[Description of the task] Return the material word for word. Do not include pictures.

>> Begin Dataset content

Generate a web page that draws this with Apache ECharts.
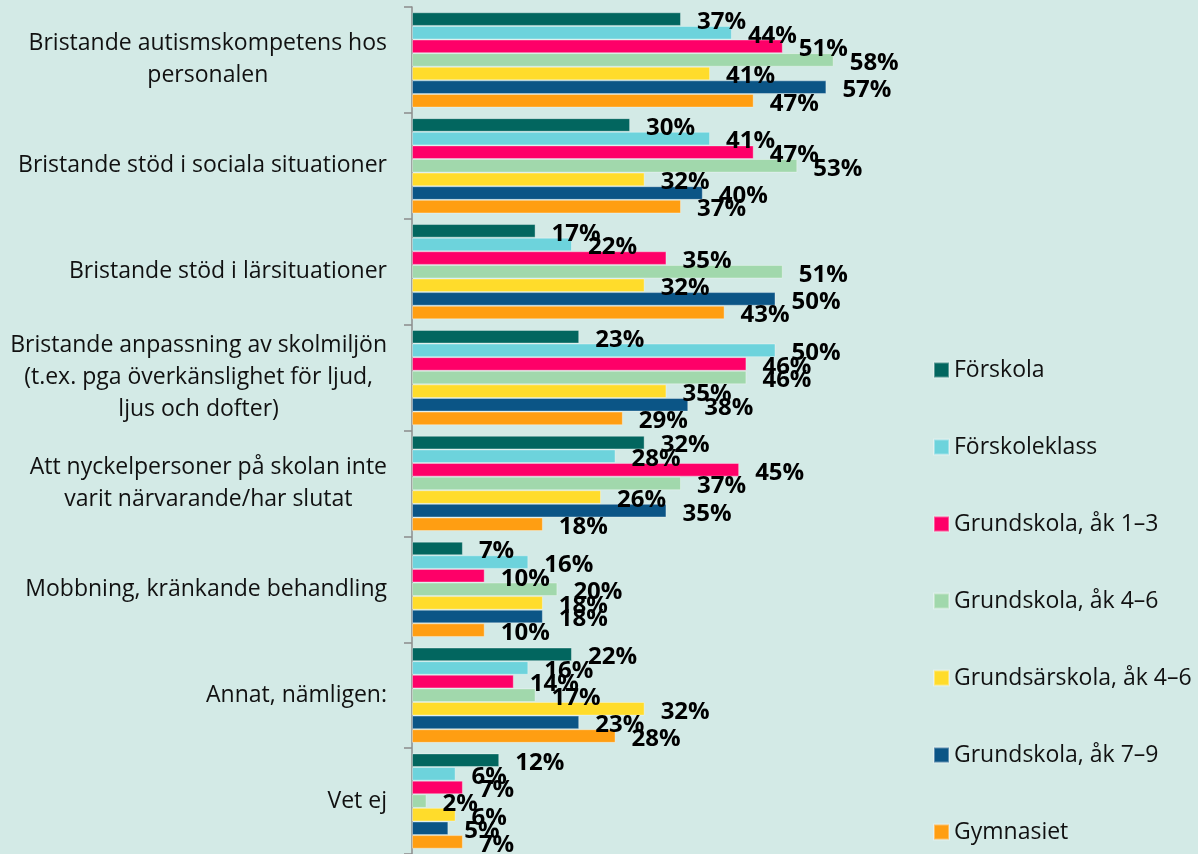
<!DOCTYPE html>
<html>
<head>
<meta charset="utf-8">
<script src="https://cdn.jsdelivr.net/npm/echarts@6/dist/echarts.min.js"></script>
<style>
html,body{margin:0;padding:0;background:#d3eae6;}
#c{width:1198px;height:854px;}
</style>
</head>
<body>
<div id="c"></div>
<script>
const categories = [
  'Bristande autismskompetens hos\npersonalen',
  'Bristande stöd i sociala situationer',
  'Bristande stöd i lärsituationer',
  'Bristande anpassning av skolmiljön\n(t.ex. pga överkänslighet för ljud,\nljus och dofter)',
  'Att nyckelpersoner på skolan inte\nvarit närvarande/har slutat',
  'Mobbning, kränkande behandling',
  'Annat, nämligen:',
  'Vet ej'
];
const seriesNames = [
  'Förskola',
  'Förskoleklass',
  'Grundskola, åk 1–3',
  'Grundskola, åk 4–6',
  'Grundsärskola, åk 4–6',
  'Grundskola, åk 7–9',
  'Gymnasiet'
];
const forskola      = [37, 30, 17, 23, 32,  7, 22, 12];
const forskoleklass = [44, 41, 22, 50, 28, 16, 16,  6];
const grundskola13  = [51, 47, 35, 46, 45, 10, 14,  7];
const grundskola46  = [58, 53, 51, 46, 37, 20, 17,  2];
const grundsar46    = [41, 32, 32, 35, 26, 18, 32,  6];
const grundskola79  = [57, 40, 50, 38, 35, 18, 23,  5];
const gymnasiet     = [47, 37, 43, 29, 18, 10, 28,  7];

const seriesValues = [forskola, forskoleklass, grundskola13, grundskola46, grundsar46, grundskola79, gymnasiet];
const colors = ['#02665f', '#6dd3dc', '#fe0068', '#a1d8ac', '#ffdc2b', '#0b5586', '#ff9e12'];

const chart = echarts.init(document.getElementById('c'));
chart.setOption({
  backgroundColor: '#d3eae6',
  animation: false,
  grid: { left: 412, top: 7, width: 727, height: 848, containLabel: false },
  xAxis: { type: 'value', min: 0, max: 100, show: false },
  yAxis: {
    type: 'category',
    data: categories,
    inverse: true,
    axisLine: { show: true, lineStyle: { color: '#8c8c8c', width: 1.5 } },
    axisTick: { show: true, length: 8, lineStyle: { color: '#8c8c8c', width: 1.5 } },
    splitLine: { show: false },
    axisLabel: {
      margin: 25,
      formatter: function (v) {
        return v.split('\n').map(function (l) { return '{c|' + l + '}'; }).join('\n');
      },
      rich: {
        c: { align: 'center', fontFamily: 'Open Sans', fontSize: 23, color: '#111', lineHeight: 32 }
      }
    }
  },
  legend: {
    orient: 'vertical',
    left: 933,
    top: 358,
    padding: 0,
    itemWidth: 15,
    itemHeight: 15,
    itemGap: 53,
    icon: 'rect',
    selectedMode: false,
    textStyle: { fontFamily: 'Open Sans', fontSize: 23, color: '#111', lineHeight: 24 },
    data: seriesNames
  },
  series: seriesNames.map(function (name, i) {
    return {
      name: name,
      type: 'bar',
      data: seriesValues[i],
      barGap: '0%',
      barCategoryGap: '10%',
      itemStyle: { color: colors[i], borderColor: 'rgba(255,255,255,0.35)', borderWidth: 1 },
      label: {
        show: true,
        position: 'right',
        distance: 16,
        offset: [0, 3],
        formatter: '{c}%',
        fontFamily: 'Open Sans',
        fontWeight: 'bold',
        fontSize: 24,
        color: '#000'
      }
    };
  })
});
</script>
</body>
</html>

>> End Dataset content

[Finished exercise]
Generate a web page that draws this with Apache ECharts.
<!DOCTYPE html>
<html>
<head>
<meta charset="utf-8">
<script src="https://cdn.jsdelivr.net/npm/echarts@6/dist/echarts.min.js"></script>
<style>
html,body{margin:0;padding:0;background:#d3eae6;}
#c{width:1198px;height:854px;}
</style>
</head>
<body>
<div id="c"></div>
<script>
const categories = [
  'Bristande autismskompetens hos\npersonalen',
  'Bristande stöd i sociala situationer',
  'Bristande stöd i lärsituationer',
  'Bristande anpassning av skolmiljön\n(t.ex. pga överkänslighet för ljud,\nljus och dofter)',
  'Att nyckelpersoner på skolan inte\nvarit närvarande/har slutat',
  'Mobbning, kränkande behandling',
  'Annat, nämligen:',
  'Vet ej'
];
const seriesNames = [
  'Förskola',
  'Förskoleklass',
  'Grundskola, åk 1–3',
  'Grundskola, åk 4–6',
  'Grundsärskola, åk 4–6',
  'Grundskola, åk 7–9',
  'Gymnasiet'
];
const forskola      = [37, 30, 17, 23, 32,  7, 22, 12];
const forskoleklass = [44, 41, 22, 50, 28, 16, 16,  6];
const grundskola13  = [51, 47, 35, 46, 45, 10, 14,  7];
const grundskola46  = [58, 53, 51, 46, 37, 20, 17,  2];
const grundsar46    = [41, 32, 32, 35, 26, 18, 32,  6];
const grundskola79  = [57, 40, 50, 38, 35, 18, 23,  5];
const gymnasiet     = [47, 37, 43, 29, 18, 10, 28,  7];

const seriesValues = [forskola, forskoleklass, grundskola13, grundskola46, grundsar46, grundskola79, gymnasiet];
const colors = ['#02665f', '#6dd3dc', '#fe0068', '#a1d8ac', '#ffdc2b', '#0b5586', '#ff9e12'];

const chart = echarts.init(document.getElementById('c'));
chart.setOption({
  backgroundColor: '#d3eae6',
  animation: false,
  grid: { left: 412, top: 7, width: 727, height: 848, containLabel: false },
  xAxis: { type: 'value', min: 0, max: 100, show: false },
  yAxis: {
    type: 'category',
    data: categories,
    inverse: true,
    axisLine: { show: true, lineStyle: { color: '#8c8c8c', width: 1.5 } },
    axisTick: { show: true, length: 8, lineStyle: { color: '#8c8c8c', width: 1.5 } },
    splitLine: { show: false },
    axisLabel: {
      margin: 25,
      formatter: function (v) {
        return v.split('\n').map(function (l) { return '{c|' + l + '}'; }).join('\n');
      },
      rich: {
        c: { align: 'center', fontFamily: 'Open Sans', fontSize: 23, color: '#111', lineHeight: 32 }
      }
    }
  },
  legend: {
    orient: 'vertical',
    left: 933,
    top: 358,
    padding: 0,
    itemWidth: 15,
    itemHeight: 15,
    itemGap: 53,
    icon: 'rect',
    selectedMode: false,
    textStyle: { fontFamily: 'Open Sans', fontSize: 23, color: '#111', lineHeight: 24 },
    data: seriesNames
  },
  series: seriesNames.map(function (name, i) {
    return {
      name: name,
      type: 'bar',
      data: seriesValues[i],
      barGap: '0%',
      barCategoryGap: '10%',
      itemStyle: { color: colors[i], borderColor: 'rgba(255,255,255,0.35)', borderWidth: 1 },
      label: {
        show: true,
        position: 'right',
        distance: 16,
        offset: [0, 3],
        formatter: '{c}%',
        fontFamily: 'Open Sans',
        fontWeight: 'bold',
        fontSize: 24,
        color: '#000'
      }
    };
  })
});
</script>
</body>
</html>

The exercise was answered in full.